━━ PROVIDED DATA

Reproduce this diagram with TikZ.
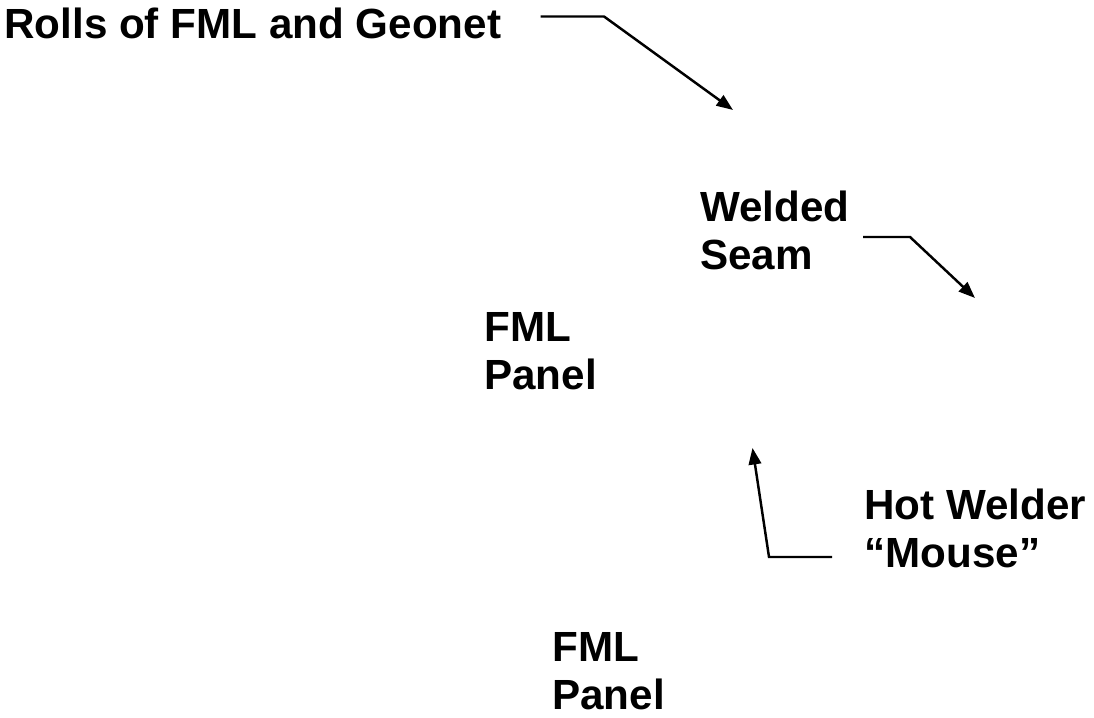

━━━━
━━ PROVIDED DATA

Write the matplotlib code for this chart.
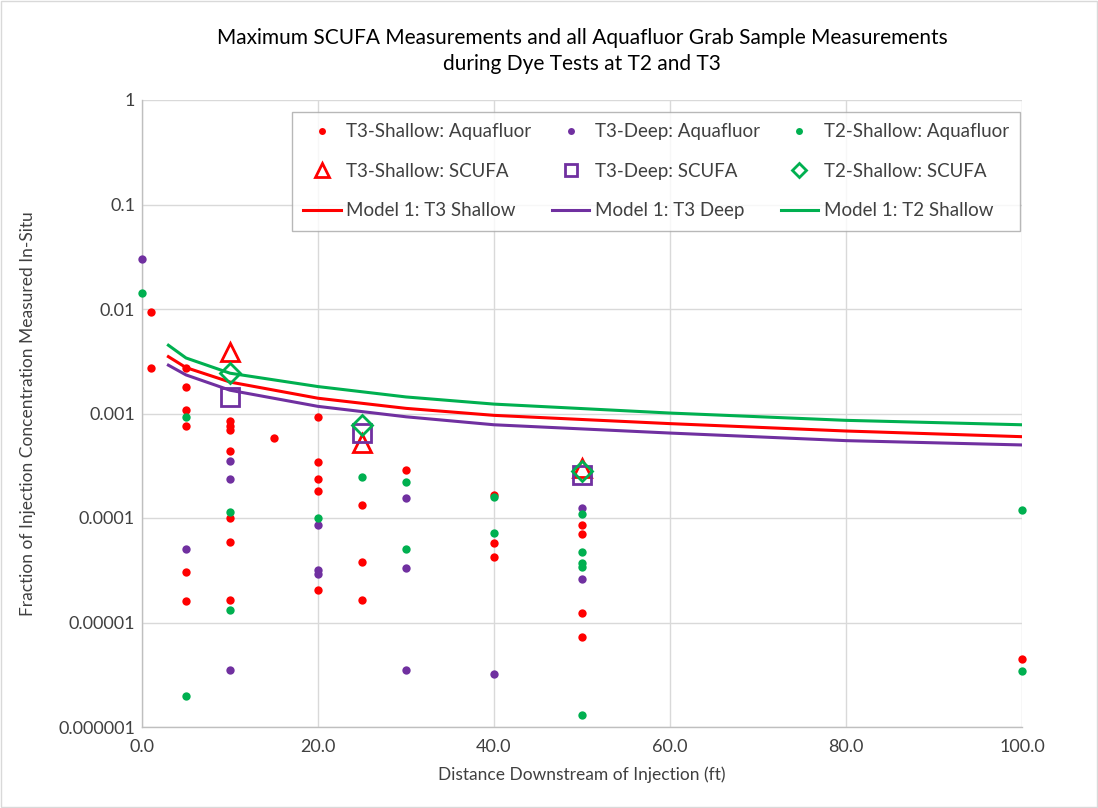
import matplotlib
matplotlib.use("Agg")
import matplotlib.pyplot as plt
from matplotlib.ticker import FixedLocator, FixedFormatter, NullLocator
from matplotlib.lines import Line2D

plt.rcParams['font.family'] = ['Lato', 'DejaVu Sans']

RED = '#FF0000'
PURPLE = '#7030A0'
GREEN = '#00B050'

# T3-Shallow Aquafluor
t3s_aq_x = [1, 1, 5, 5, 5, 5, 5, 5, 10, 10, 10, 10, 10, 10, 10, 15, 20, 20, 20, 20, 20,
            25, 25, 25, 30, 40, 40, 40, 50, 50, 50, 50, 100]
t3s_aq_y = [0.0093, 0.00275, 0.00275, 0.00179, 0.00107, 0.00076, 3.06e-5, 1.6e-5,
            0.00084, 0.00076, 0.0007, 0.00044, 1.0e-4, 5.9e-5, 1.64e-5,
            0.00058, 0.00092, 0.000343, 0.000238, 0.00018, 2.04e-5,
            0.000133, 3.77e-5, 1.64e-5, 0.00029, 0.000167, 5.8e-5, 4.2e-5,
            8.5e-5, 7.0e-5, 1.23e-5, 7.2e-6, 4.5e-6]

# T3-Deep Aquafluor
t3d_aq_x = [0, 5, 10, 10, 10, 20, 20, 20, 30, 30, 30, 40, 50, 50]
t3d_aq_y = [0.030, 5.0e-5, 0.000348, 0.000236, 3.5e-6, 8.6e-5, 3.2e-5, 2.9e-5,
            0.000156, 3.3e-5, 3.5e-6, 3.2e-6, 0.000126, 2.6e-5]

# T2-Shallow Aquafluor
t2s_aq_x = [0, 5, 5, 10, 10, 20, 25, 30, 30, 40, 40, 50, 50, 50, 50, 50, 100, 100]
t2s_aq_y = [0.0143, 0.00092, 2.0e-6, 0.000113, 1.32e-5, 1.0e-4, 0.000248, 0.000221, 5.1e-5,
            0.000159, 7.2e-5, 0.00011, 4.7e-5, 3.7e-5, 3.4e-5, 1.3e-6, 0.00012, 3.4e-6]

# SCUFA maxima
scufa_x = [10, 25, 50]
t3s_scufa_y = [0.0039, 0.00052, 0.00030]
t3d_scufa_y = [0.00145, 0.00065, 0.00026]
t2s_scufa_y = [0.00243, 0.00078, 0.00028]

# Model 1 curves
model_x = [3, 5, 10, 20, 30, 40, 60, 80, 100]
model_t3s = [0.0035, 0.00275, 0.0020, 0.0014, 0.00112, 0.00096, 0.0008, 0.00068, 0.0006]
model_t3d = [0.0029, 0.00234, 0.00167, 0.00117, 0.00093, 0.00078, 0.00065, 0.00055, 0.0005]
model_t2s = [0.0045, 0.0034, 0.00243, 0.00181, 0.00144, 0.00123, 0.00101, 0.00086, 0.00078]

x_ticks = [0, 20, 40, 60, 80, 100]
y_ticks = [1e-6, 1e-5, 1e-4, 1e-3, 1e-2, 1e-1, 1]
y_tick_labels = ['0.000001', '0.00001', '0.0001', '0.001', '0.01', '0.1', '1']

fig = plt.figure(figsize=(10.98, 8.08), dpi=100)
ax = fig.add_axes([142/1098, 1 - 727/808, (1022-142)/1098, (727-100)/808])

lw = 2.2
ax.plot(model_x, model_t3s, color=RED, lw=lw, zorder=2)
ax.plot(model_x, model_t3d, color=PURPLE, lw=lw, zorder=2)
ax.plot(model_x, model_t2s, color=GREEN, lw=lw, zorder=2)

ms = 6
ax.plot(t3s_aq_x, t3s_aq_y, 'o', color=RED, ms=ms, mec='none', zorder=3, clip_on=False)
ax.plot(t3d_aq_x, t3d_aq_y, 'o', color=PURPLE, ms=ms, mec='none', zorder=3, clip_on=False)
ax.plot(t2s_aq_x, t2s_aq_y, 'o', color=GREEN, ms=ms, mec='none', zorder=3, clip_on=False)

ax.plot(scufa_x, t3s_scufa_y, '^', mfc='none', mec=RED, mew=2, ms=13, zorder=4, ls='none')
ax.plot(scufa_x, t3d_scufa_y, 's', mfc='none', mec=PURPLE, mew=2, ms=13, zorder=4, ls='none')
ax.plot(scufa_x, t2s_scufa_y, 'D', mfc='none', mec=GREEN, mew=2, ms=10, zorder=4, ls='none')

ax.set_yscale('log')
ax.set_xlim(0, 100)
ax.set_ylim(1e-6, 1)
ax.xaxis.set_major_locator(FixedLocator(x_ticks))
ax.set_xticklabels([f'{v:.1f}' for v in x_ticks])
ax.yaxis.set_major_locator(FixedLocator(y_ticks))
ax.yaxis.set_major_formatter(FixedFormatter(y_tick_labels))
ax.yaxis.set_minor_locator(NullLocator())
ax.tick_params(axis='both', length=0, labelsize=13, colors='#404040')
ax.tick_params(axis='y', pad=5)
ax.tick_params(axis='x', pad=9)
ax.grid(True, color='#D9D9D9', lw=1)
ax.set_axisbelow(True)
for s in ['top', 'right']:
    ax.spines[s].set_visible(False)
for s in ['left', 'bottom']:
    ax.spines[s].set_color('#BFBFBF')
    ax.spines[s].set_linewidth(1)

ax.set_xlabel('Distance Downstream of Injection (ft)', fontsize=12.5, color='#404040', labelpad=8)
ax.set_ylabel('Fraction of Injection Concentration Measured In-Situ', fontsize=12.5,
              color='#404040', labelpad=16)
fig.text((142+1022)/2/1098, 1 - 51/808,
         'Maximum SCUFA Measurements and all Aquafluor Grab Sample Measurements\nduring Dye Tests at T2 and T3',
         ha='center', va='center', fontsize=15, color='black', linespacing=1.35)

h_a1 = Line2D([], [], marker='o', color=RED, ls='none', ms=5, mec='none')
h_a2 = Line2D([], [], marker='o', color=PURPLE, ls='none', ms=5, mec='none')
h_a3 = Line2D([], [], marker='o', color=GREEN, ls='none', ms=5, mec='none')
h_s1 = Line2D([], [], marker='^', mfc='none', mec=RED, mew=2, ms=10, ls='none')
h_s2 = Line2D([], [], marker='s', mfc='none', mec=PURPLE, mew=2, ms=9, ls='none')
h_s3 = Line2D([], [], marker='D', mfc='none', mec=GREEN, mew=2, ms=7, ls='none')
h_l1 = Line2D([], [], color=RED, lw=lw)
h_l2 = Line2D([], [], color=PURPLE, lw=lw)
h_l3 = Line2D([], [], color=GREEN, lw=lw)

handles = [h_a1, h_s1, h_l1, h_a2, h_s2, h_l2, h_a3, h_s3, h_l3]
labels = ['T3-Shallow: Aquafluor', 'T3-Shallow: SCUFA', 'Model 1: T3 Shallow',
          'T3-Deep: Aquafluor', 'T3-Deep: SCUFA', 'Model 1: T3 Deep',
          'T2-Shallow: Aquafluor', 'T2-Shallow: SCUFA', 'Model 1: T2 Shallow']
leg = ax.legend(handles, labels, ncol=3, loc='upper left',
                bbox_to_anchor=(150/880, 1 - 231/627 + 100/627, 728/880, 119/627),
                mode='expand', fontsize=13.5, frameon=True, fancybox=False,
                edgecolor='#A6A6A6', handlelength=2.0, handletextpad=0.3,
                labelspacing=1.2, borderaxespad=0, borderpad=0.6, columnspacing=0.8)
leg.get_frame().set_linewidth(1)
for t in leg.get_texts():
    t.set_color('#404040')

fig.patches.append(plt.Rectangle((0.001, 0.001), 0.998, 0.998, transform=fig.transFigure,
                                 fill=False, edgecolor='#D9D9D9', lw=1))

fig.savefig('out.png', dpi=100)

━━━━

- STATED TASK
Within the entries above, give again exactly the lines starting at the one that contains "Write the matplotlib code for this chart." and ending at the one that contains "8.5e-5, 7.0e-5, 1.23e-5, 7.2e-6, 4.5e-6]", leaving out the pictures.

- FINAL RESULT
Write the matplotlib code for this chart.
import matplotlib
matplotlib.use("Agg")
import matplotlib.pyplot as plt
from matplotlib.ticker import FixedLocator, FixedFormatter, NullLocator
from matplotlib.lines import Line2D

plt.rcParams['font.family'] = ['Lato', 'DejaVu Sans']

RED = '#FF0000'
PURPLE = '#7030A0'
GREEN = '#00B050'

# T3-Shallow Aquafluor
t3s_aq_x = [1, 1, 5, 5, 5, 5, 5, 5, 10, 10, 10, 10, 10, 10, 10, 15, 20, 20, 20, 20, 20,
            25, 25, 25, 30, 40, 40, 40, 50, 50, 50, 50, 100]
t3s_aq_y = [0.0093, 0.00275, 0.00275, 0.00179, 0.00107, 0.00076, 3.06e-5, 1.6e-5,
            0.00084, 0.00076, 0.0007, 0.00044, 1.0e-4, 5.9e-5, 1.64e-5,
            0.00058, 0.00092, 0.000343, 0.000238, 0.00018, 2.04e-5,
            0.000133, 3.77e-5, 1.64e-5, 0.00029, 0.000167, 5.8e-5, 4.2e-5,
            8.5e-5, 7.0e-5, 1.23e-5, 7.2e-6, 4.5e-6]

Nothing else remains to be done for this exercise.